Earlier films, ranging in length from 6 to 45 minutes, have been bought by 50 colleges and more than 50 industrial firms in this country, and are being used in Europe and South America. One, in the field of organizational management and communication, won a top award at the Cleveland, Ohio, industrial film festival in 1958.
The main use of the films is in the Business School. The case method of teaching initiated by the school lends itself naturally to movies, especially in cases involving personal relations.
Introduces Case
A film is used to introduce a problem or situation which the students then discuss. "We try to take the students as close to actual reality as we can," says George W. Gibson '31, director of the division.
The case filmed in the Coop was suggested last month by John B. Matthews, Jr. LLB '37, associate professor of Business Administration. Matthews and Gibson wrote the script, Bruce E. Harding, assistant director of the Division, directed the filming. Employees of the Coop and unwitting customers "acted" in the production.
In the picture above, customer, store manager, and salesman discuss the sale of a television set.
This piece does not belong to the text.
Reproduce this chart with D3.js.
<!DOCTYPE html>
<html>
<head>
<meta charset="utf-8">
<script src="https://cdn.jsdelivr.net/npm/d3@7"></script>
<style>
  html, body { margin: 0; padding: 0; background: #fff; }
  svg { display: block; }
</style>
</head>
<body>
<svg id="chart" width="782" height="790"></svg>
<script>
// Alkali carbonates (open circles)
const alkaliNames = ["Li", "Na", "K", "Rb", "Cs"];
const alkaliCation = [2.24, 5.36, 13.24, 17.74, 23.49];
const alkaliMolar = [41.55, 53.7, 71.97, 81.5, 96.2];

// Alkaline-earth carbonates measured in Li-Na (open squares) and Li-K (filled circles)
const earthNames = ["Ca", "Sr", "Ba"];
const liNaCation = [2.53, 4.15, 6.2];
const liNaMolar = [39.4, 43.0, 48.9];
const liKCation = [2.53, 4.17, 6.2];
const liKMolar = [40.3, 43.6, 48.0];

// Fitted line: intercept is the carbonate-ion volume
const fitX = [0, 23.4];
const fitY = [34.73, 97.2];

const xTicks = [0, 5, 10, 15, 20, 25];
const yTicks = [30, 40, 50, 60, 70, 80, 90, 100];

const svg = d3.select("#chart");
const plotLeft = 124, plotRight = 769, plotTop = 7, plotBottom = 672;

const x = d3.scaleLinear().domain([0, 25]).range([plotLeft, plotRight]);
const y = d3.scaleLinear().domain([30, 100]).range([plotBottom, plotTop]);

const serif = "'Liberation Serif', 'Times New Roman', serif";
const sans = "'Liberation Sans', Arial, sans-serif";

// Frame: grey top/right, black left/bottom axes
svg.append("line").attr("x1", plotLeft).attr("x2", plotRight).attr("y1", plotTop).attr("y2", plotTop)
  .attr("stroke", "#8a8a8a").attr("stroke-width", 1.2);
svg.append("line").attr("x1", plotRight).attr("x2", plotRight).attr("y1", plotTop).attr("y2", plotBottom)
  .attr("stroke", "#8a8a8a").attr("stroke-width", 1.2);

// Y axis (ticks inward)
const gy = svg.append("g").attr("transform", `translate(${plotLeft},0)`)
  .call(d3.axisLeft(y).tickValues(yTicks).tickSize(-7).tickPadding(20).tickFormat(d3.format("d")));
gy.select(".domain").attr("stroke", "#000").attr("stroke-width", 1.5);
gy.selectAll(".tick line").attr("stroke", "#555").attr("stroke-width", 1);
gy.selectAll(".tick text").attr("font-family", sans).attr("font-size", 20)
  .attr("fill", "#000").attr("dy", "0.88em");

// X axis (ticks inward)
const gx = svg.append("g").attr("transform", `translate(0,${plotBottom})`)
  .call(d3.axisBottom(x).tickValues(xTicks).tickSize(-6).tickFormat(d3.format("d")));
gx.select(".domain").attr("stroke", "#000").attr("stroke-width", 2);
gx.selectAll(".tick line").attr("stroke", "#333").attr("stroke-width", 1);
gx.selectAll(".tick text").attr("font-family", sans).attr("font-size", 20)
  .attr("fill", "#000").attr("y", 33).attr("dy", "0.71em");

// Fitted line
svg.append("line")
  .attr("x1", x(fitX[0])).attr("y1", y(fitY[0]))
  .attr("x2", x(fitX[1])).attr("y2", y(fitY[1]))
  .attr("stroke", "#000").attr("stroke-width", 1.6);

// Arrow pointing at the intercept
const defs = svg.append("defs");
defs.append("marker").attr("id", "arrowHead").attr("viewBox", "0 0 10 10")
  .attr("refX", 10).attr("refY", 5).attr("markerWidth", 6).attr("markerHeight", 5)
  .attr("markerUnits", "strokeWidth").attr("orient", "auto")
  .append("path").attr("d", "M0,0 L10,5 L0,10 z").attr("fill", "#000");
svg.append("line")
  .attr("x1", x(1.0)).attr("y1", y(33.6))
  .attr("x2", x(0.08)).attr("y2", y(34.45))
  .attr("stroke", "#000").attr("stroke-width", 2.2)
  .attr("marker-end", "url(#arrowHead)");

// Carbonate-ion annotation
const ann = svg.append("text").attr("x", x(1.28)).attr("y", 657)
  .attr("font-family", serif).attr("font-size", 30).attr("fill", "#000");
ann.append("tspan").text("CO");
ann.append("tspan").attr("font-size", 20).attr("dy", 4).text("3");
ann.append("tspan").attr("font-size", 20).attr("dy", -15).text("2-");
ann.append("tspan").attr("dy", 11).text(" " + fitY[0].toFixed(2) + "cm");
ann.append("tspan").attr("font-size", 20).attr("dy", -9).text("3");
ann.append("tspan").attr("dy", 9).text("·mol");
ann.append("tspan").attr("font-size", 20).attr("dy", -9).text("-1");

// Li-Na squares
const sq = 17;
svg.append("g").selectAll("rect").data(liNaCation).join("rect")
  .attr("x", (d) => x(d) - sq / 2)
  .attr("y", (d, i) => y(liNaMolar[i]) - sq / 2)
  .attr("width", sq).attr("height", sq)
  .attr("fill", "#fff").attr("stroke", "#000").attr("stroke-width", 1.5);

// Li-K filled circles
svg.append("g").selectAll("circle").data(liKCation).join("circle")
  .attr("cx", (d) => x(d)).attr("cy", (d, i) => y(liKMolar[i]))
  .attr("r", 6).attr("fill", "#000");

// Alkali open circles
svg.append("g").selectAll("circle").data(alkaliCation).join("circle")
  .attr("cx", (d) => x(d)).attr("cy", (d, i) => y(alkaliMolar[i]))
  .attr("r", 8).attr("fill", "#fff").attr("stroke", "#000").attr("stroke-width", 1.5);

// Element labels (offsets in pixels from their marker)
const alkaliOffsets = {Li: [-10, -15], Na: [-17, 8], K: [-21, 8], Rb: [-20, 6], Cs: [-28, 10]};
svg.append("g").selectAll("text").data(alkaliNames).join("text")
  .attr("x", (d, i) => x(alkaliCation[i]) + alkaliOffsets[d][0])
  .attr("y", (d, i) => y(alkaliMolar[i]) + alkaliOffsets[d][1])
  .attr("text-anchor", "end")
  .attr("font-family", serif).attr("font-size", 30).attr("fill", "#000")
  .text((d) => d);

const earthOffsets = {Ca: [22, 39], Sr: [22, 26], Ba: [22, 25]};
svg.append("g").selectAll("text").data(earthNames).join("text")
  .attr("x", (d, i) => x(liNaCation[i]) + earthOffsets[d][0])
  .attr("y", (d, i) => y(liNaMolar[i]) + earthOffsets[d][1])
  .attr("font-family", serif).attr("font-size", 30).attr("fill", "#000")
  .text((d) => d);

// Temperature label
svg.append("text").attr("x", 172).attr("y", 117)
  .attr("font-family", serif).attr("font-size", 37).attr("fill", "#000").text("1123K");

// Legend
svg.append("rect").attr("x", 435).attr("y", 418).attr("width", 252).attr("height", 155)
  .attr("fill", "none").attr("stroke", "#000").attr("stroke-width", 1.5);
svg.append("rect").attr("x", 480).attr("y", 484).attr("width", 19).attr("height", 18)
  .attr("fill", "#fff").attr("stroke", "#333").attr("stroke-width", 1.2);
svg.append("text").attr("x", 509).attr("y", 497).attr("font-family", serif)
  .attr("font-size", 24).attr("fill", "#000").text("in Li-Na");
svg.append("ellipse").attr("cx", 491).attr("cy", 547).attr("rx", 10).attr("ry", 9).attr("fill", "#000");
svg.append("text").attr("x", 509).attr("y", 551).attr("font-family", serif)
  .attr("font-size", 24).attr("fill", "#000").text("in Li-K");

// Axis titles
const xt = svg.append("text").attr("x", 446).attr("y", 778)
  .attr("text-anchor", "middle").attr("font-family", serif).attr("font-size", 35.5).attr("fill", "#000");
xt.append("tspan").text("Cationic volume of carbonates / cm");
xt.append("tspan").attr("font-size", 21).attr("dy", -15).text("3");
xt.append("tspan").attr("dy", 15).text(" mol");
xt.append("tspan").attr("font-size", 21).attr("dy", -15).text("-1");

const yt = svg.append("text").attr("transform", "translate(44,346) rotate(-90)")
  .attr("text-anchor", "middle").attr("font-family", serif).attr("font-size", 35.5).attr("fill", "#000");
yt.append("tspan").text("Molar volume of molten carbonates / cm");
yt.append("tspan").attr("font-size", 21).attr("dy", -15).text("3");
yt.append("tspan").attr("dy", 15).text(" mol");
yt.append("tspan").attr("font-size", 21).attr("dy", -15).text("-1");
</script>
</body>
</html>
The film's plot concerns store's use of advertising "comeon" which turn out to be fictional or misleading.
This 15-minute film will cost about $1000, while a similar black and white sound picture would cost 15 times as much from a commercial firm, Gibson estimated.
The movies have been successful, but Gibson predicts that not more than 10 per cent of the Business School's 20,000 cases will ever be on film. In addition to the limit placed on movie-making by financial considerations, many cases are not suitable for movies.